It can be tempting to bring home that expensive bottle of wine you didn’t finish when you had dinner at a fancy restaurant. It may feel natural to enjoy a bottle of beer as you ride passenger in your buddy’s truck on Friday evening. Or, on girls’ night out, all the ladies, except the designated driver, may want to drink white wine in one of those plastic red cups on their way to their favorite country bar. Seems innocent enough, right?
Unfortunately, having an open container of alcohol in a vehicle can get you into big trouble, even if you’re not driving at all.

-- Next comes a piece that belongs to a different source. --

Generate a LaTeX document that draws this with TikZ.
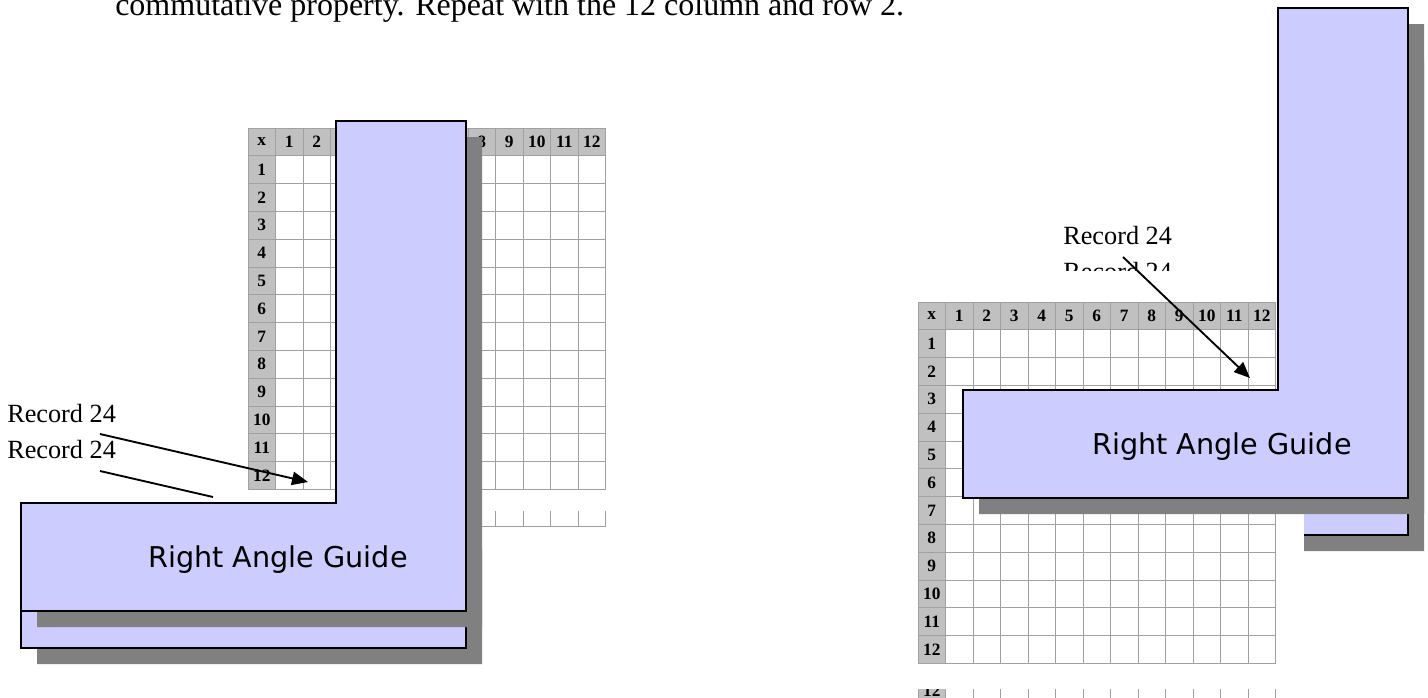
\documentclass[tikz,border=0pt]{standalone}
\usepackage{fontspec}
\setmainfont{Liberation Serif}
\newfontfamily\guidefont{DejaVu Sans}
\usetikzlibrary{arrows.meta}
\definecolor{guidelav}{HTML}{CCCCFF}
\definecolor{guideshade}{HTML}{808080}
\definecolor{cellgrey}{HTML}{C0C0C0}
\definecolor{gridgrey}{HTML}{A0A0A0}

\begin{document}
\begin{tikzpicture}[
  x=0.75pt, y=-0.75pt,
  every node/.style={inner sep=0pt},
  note/.style={anchor=base west, font=\fontsize{19.7}{22}\selectfont},
  numcell/.style={font=\fontsize{13}{13}\selectfont\bfseries},
  guidetext/.style={font=\guidefont\fontsize{21.5}{24}\selectfont},
  gridline/.style={draw=gridgrey, line width=0.75pt},
  pointer/.style={line width=1.4pt, -{Triangle[length=12pt,width=10pt]}},
  lshape/.pic={
    \fill[guideshade] (16,16) -- (331,16) -- (331,-366) -- (461,-366) -- (461,124) -- (16,124) -- cycle;
    \filldraw[fill=guidelav, draw=black, line width=1.5pt]
      (0,0) -- (315,0) -- (315,-382) -- (445,-382) -- (445,108) -- (0,108) -- cycle;
  }]
\useasboundingbox (0,0) rectangle (1428,697);
\clip (0,0) rectangle (1428,697);
\node[anchor=base west, font=\fontsize{24}{28}\selectfont] (intro) at (115,15)
  {commutative property. Repeat with the 12 column and row 2.};
\pic (backL) at (21,540) {lshape};
\pic (backR) at (963,427) {lshape};
\node[note] (recL1) at (7,422) {Record 24};
\node[note] (recL2) at (7,458) {Record 24};
\node[note] (recR1) at (1063,244) {Record 24};
\node[note] (recR2) at (1063,280) {Record 24};
\foreach \gn/\gx/\gy/\gap in {L/248/128/22, R/918/302/26} {
  \begin{scope}[shift={(\gx,\gy)}]
    \fill[white] (-25,-31) rectangle (386,420);
    \fill[cellgrey] (0,0) rectangle (357.5,27.8);
    \fill[cellgrey] (0,0) rectangle (27.5,361.4);
    \foreach \k in {0,...,13} {
      \draw[gridline] (\k*27.5,0) -- (\k*27.5,361.4);
      \draw[gridline] (0,\k*27.8) -- (357.5,\k*27.8);
    }
    \node[numcell] (\gn-hx) at (13.75,13.9) {x};
    \foreach \i in {1,...,12} {
      \node[numcell] (\gn-h\i) at (13.75+\i*27.5,13.9) {\i};
      \node[numcell] (\gn-r\i) at (13.75,13.9+\i*27.8) {\i};
    }
    \begin{scope}
      \clip (-1,361.4+\gap) rectangle (359,377.5+\gap);
      \fill[cellgrey] (0,348.6+\gap) rectangle (27.5,376.4+\gap);
      \node[numcell] (\gn-tail) at (13.75,362.5+\gap) {12};
      \foreach \k in {0,...,13}
        \draw[gridline] (\k*27.5,361.4+\gap) -- (\k*27.5,376.4+\gap);
      \draw[gridline] (0,376.4+\gap) -- (357.5,376.4+\gap);
    \end{scope}
  \end{scope}
}
\pic (frontL) at (21,503) {lshape};
\pic (frontR) at (963,390) {lshape};
\node[guidetext] (guideL) at (278,560) {Right Angle Guide};
\node[guidetext] (guideR) at (1222,447) {Right Angle Guide};
\coordinate (tailL1) at (100,434);
\coordinate (tipL1) at (308,482);
\coordinate (tailL2) at (100,471);
\coordinate (endL2) at (213,497);
\coordinate (tailR1) at (1123,257);
\coordinate (tipR1) at (1250,378);
\draw[pointer] (tailL1) -- (tipL1);
\draw[line width=1.4pt] (tailL2) -- (endL2);
\draw[pointer] (tailR1) -- (tipR1);
\end{tikzpicture}
\end{document}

You see, each state has enacted “open container” laws which make it illegal to have virtually any kind of open container with alcohol in the passenger area of a car, truck, or SUV. This usually includes:
- A cup with alcohol
- A mug with alcohol
- A beer can or bottle
- A flask with alcohol
- A water bottle with alcohol in it
- A reusable plastic bottle with alcohol
- A reusable metal bottle with alcohol
- A bottle of alcohol that has been opened and the seal has been broken
What Does Texas Law Say?
In Texas, the state’s open container law is covered under Section 49.031 of the Texas Penal Code, Possession of Alcoholic Beverage in Motor Vehicle. Under Sec. 49.031 it reads:
“A person commits an offense if the person knowingly possesses an open container in a passenger area of a motor vehicle that is located on a public highway, regardless of whether the vehicle is being operated or is stopped or parked. Possession by a person of one or more open containers in a single criminal episode is a single offense.”
“Are there any exceptions to the law?” It is a defense if the person at the time of the offense was a passenger in a bus, limousine, or cab. Otherwise, a violation of Texas’ open container law is typically a Class C misdemeanor, punishable by a fine not to exceed $500.